By securing network access: Though resources like files and applications can be segmented with the least-privilege principles of Zero Trust, it still benefits security to install multiple layers of identification and protection at the edge of the network. Encrypted IPSec tunnels, provided by a standard enterprise VPN, business VPN, or IPsec VPN stretches across the network and cloud and requires employees to first connect through an application before being allowed inside. This also offers the chance to integrate other network-wide features such as automatic Wi-Fi protection (which cuts the internet off should the VPN connection fail), multi-factor authentication for extra device-based security, and web filtering tools that limit what network-connected devices can access on the internet.
With these tools, IT teams at banks and fintech companies can safely abandon the defenses they used to post at the network perimeter.

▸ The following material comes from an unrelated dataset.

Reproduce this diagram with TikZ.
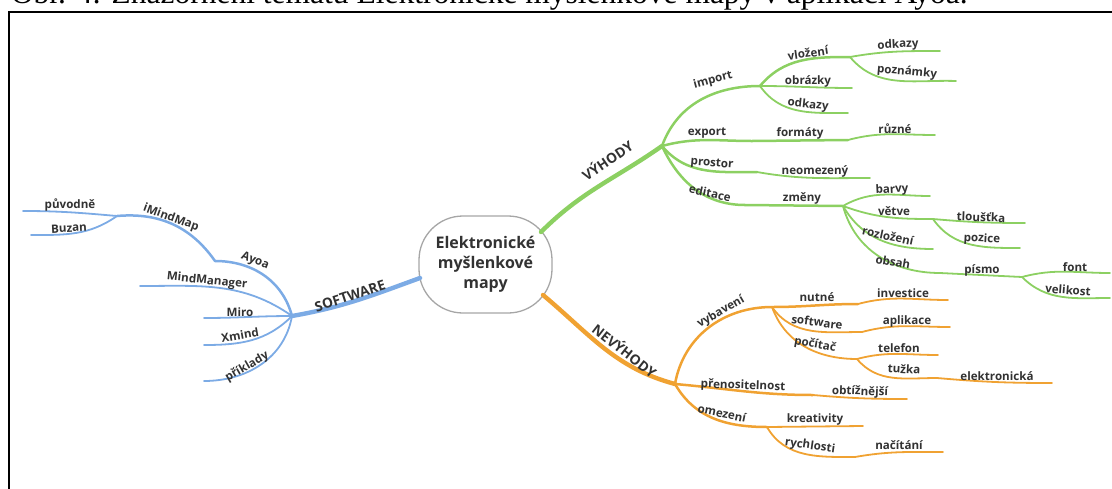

Zero Trust lets them build a more agile, aggressive security apparatus which refocuses on users and employees instead. That’s an important milestone when the reality of financial breaches is that it’s often sloppiness or negligence that exposes customer data, not an intrepid hacker genius. For Equifax and JP Morgan, failure to patch and install 2-factor authentication on crucial servers, respectively, caused irreparable breaches of customer data and industry damage.
Hackers search endlessly in repetitive fashion across employees, devices, and systems for these kinds of human errors, and so an idea like Zero Trust not only makes gaps less common, but also reduces their impact and improves accountability. It’s the type of safety net that helps organizations like healthcare providers and financial service providers and meet compliance expectations confidently, and meet the pace of innovation they’ve so far set for themselves without looking back.